-- Begin --

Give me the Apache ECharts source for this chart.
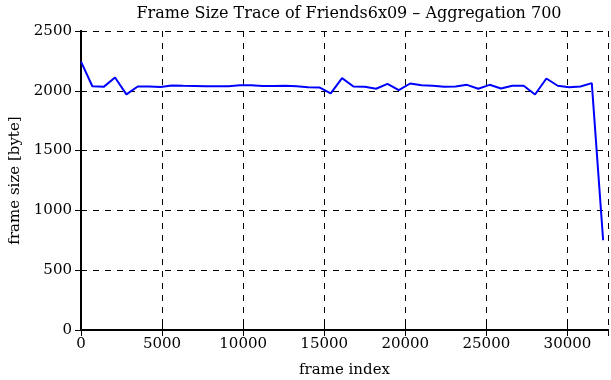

-- End --
-- Begin --

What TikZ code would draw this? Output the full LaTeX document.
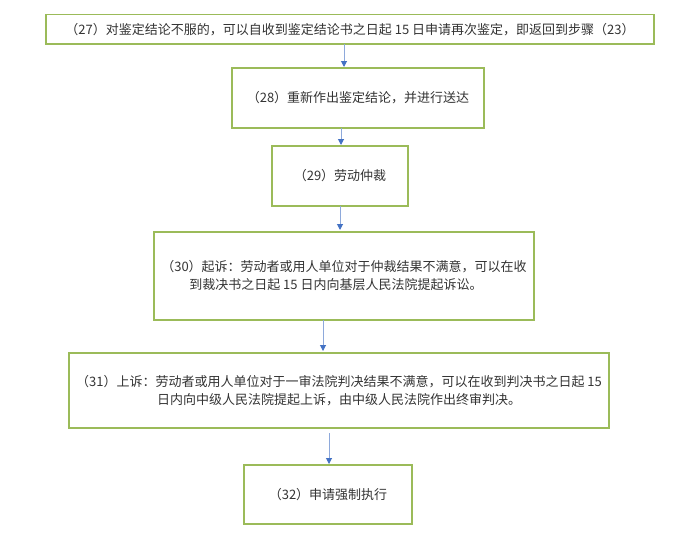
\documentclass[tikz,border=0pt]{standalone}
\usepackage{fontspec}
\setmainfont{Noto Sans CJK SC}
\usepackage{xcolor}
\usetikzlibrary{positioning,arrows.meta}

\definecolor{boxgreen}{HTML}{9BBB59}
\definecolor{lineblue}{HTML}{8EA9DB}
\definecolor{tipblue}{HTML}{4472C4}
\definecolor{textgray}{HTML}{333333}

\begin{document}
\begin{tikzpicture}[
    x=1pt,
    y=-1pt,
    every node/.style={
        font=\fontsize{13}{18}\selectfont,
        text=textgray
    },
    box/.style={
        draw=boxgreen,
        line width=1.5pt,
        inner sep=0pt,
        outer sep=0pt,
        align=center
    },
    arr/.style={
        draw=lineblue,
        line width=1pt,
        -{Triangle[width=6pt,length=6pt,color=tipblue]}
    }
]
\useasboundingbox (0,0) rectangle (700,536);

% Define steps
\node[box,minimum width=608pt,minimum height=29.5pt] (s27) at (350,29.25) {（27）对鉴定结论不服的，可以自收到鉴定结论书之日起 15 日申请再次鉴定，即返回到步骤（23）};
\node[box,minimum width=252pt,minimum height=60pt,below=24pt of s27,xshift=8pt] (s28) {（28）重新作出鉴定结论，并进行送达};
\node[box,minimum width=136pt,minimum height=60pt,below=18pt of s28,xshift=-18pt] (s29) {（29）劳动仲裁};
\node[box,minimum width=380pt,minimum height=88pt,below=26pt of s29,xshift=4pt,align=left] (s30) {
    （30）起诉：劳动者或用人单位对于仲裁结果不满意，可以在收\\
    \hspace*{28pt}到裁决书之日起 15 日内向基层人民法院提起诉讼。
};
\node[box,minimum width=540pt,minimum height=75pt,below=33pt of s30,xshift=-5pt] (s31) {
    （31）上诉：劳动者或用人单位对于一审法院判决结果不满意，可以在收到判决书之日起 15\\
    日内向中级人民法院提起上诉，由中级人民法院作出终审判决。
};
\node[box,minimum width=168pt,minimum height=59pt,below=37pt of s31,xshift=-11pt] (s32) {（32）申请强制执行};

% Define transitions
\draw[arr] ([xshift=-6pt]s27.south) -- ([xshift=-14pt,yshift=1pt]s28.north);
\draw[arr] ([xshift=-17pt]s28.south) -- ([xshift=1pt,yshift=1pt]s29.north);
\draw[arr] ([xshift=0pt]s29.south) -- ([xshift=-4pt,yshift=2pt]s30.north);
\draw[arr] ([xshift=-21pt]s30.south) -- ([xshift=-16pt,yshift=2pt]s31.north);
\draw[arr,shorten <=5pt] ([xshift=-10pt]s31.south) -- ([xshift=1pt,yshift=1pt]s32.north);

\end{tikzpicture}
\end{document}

-- End --
-- Begin --

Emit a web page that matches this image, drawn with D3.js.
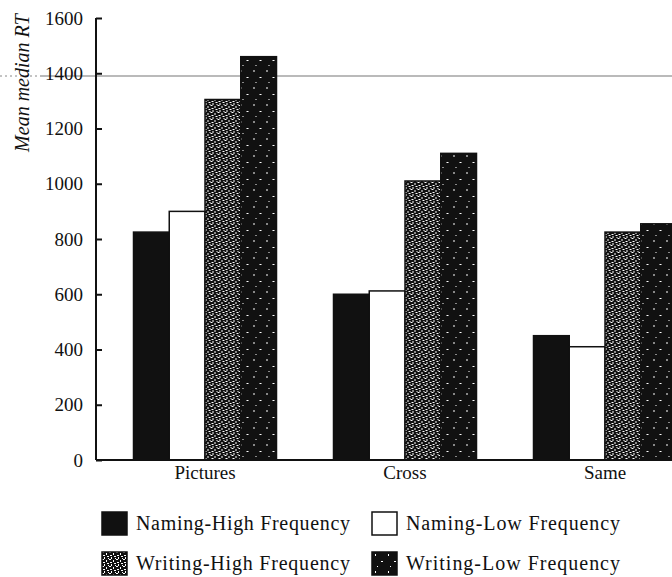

-- End --

### INSTRUCTION
Make an exact copy of the lines from the one that contains "What TikZ code" through the one that contains "(0,0) rectangle (700,536);", both included, and no other lines. Pictures are skipped.

### OUTPUT BELOW
What TikZ code would draw this? Output the full LaTeX document.
\documentclass[tikz,border=0pt]{standalone}
\usepackage{fontspec}
\setmainfont{Noto Sans CJK SC}
\usepackage{xcolor}
\usetikzlibrary{positioning,arrows.meta}

\definecolor{boxgreen}{HTML}{9BBB59}
\definecolor{lineblue}{HTML}{8EA9DB}
\definecolor{tipblue}{HTML}{4472C4}
\definecolor{textgray}{HTML}{333333}

\begin{document}
\begin{tikzpicture}[
    x=1pt,
    y=-1pt,
    every node/.style={
        font=\fontsize{13}{18}\selectfont,
        text=textgray
    },
    box/.style={
        draw=boxgreen,
        line width=1.5pt,
        inner sep=0pt,
        outer sep=0pt,
        align=center
    },
    arr/.style={
        draw=lineblue,
        line width=1pt,
        -{Triangle[width=6pt,length=6pt,color=tipblue]}
    }
]
\useasboundingbox (0,0) rectangle (700,536);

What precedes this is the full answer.